Welcome to Shangri-La!

So here I am in a little town called Wamena which is located at just over 5000ft elevation in what’s known as the Baliem Valley in the central Papuan highlands. It’s also vaguely known as Shangri-La which is what the press dubbed the area after a crash at the end of WWII involving a US C-47 and the ensuing rescue mission for the survivors. If you’ve not read the book Lost in Shangri-La yet, I strongly recommend you do so, as it’s an amazing story of survival and gives a nice history of the area before the outside world had made proper contact with the natives of the Baliem Valley.

Just another crazy airstrip in Papua

Just another crazy airstrip in Papua

But what am I doing here you might ask? Well, it’s with much sadness I have to announce that our Nabire base (my usual home) has been closed due to a lack of flying from there. It’s a little more complex than I can go into on this blog but suffice to say for the foreseeable future, I won’t be flying from Nabire any more. Hopefully that will change but who knows. In the meantime, I’m now set to fly from our most challenging base, Wamena. But not before I’ve had a bit more training to get familiar with the area. Just look at this shot from the Garmin G950 screen of the area to the south west of Wamena:

Just a few airstrips to get familiar with then!
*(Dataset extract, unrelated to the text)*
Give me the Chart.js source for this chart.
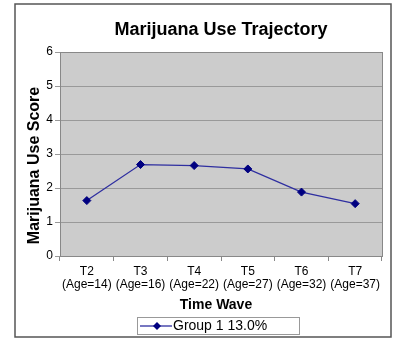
<!DOCTYPE html>
<html>
<head>
<meta charset="utf-8">
<script src="https://cdn.jsdelivr.net/npm/chart.js@4"></script>
<style>
  html, body { margin: 0; padding: 0; background: #ffffff; }
  canvas { display: block; }
</style>
</head>
<body>
<canvas id="chart" width="393" height="347"></canvas>
<script>
// Time waves and the participants' age at each wave
const waves = ['T2', 'T3', 'T4', 'T5', 'T6', 'T7'];
const ages = [14, 16, 22, 27, 32, 37];
// Mean marijuana use score for the group at each wave
const scores = [1.63, 2.69, 2.66, 2.56, 1.88, 1.54];
const seriesName = 'Group 1 13.0%';
const chartTitle = 'Marijuana Use Trajectory';
const xTitle = 'Time Wave';
const yTitle = 'Marijuana Use Score';
const yMin = 0, yMax = 6, yStep = 1;

const FONT = "'Liberation Sans', Arial, sans-serif";
const categoryLabels = waves.map((w, i) => [w, '(Age=' + ages[i] + ')']);

// Frame, plot background, titles and legend box
const decorations = {
  id: 'decorations',
  beforeDraw(chart) {
    const ctx = chart.ctx;
    const a = chart.chartArea;
    ctx.save();
    ctx.fillStyle = '#ffffff';
    ctx.fillRect(0, 0, chart.width, chart.height);
    ctx.strokeStyle = '#555555';
    ctx.lineWidth = 1.5;
    ctx.strokeRect(15, 4, 376, 333);
    ctx.fillStyle = '#cccccc';
    ctx.fillRect(a.left, a.top, a.right - a.left, a.bottom - a.top);
    ctx.restore();
  },
  afterDatasetsDraw(chart) {
    const ctx = chart.ctx;
    const a = chart.chartArea;
    ctx.save();
    // plot border
    ctx.strokeStyle = '#888888';
    ctx.lineWidth = 1;
    ctx.strokeRect(Math.round(a.left) + 0.5, Math.round(a.top) + 0.5,
                   Math.round(a.right - a.left), Math.round(a.bottom - a.top));
    // chart title
    ctx.fillStyle = '#000000';
    ctx.font = 'bold 18px ' + FONT;
    ctx.textAlign = 'center';
    ctx.textBaseline = 'alphabetic';
    ctx.fillText(chartTitle, (a.left + a.right) / 2, 35);
    // axis titles
    ctx.font = 'bold 14px ' + FONT;
    ctx.textBaseline = 'middle';
    ctx.fillText(xTitle, 216, 305);
    ctx.save();
    ctx.translate(35, 165.5);
    ctx.rotate(-Math.PI / 2);
    ctx.font = 'bold 16px ' + FONT;
    ctx.fillText(yTitle, 0, 0);
    ctx.restore();
    // legend
    const ds = chart.data.datasets[0];
    const bx = 137, by = 317, bw = 162, bh = 17;
    ctx.strokeStyle = '#999999';
    ctx.lineWidth = 1;
    ctx.strokeRect(bx + 0.5, by + 0.5, bw, bh);
    const cy = by + bh / 2 + 0.5;
    ctx.strokeStyle = ds.borderColor;
    ctx.lineWidth = ds.borderWidth;
    ctx.beginPath();
    ctx.moveTo(140, cy);
    ctx.lineTo(172, cy);
    ctx.stroke();
    ctx.fillStyle = ds.pointBackgroundColor;
    ctx.beginPath();
    ctx.moveTo(157, cy - 4);
    ctx.lineTo(161, cy);
    ctx.lineTo(157, cy + 4);
    ctx.lineTo(153, cy);
    ctx.closePath();
    ctx.fill();
    ctx.fillStyle = '#000000';
    ctx.font = '14px ' + FONT;
    ctx.textAlign = 'left';
    ctx.textBaseline = 'middle';
    ctx.fillText(ds.label, 173, cy);
    ctx.restore();
  }
};

new Chart(document.getElementById('chart'), {
  type: 'line',
  data: {
    labels: categoryLabels,
    datasets: [{
      label: seriesName,
      data: scores,
      borderColor: '#2e2ea0',
      borderWidth: 1.3,
      pointStyle: 'rectRot',
      pointRadius: 4,
      pointHoverRadius: 4,
      pointBackgroundColor: '#000080',
      pointBorderColor: '#000080',
      pointBorderWidth: 1,
      tension: 0,
      fill: false
    }]
  },
  options: {
    responsive: false,
    animation: false,
    devicePixelRatio: 1,
    layout: { padding: { top: 52, bottom: 31, left: 0, right: 11 } },
    plugins: {
      legend: { display: false },
      title: { display: false },
      tooltip: { enabled: false }
    },
    scales: {
      x: {
        type: 'category',
        offset: true,
        afterFit(scale) { scale.height = 60; },
        grid: {
          offset: true,
          drawOnChartArea: false,
          drawTicks: true,
          tickLength: 5,
          color: '#888888'
        },
        border: { display: true, color: '#888888' },
        ticks: {
          color: '#000000',
          font: { family: FONT, size: 12, lineHeight: 1.1 },
          padding: 4,
          maxRotation: 0,
          autoSkip: false
        }
      },
      y: {
        min: yMin,
        max: yMax,
        afterFit(scale) { scale.width = 60; },
        grid: {
          color: '#999999',
          drawTicks: true,
          tickLength: 5
        },
        border: { display: true, color: '#888888' },
        ticks: {
          stepSize: yStep,
          color: '#000000',
          font: { family: FONT, size: 12 },
          padding: 2
        }
      }
    }
  },
  plugins: [decorations]
});
</script>
</body>
</html>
Just a few airstrips to get familiar with then!

As you can see there’s quite a few landing sites out here. And it’s the same to the south-east and to the north. Basically, there are a lot of airstrips within a 50nm radius of Wamena and most of them are only accessible with a STOL (Short Take-Off and Landing) aircraft such as the Porter. As anyone who knows me will know, I love going to new places so the last week has been some of the best flying I’ve ever done, going to over 20 or so new airstrips with my route check pilot, Brandt Gillard (he wanted me to mention him by the way, so there you go chap you’re on my blog now!).

Yeretma airstrip, Papua

Yeretma airstrip, Papua

For anyone who follows me on Facebook, Twitter or Instagram (if not why not?), you’ll have already seen some of these photos of the fun looking airstrips I’ve been landing on during my training over the past week. Hopefully I’ll get to take plenty more of these sorts of photos and even get the Garmin VIRB action camera out now that I’ve been released to fly on my own. Sorry about that mum but there’s going to be plenty more photos and videos of scary looking runways – perhaps get dad to vet them before you look…

The remains of an ATP that crashed in Wamena last year

The remains of an ATP that crashed in Wamena last year

My training over the last week has mostly been focused on getting familiar with the area. Wamana airport is incredibly busy with flights coming and going every few minutes, so it’s vital to get to grips with the various joining reporting points surrounding the airport to avoid a close call with a another aircraft. And we’re not talking just bush planes either; there’s a number of 737s operating into the 2000m long runway too (imagine that with such a big jet!). You’ve only got to have a look at the accident statistics to see how hazardous Wamena is thanks mostly to the fickle mountain weather (it’s at 5100ft elevation remember).

Weawin airstrip, Papua (it's below where I've parked)

Weawin airstrip, Papua (it’s below where I’ve parked)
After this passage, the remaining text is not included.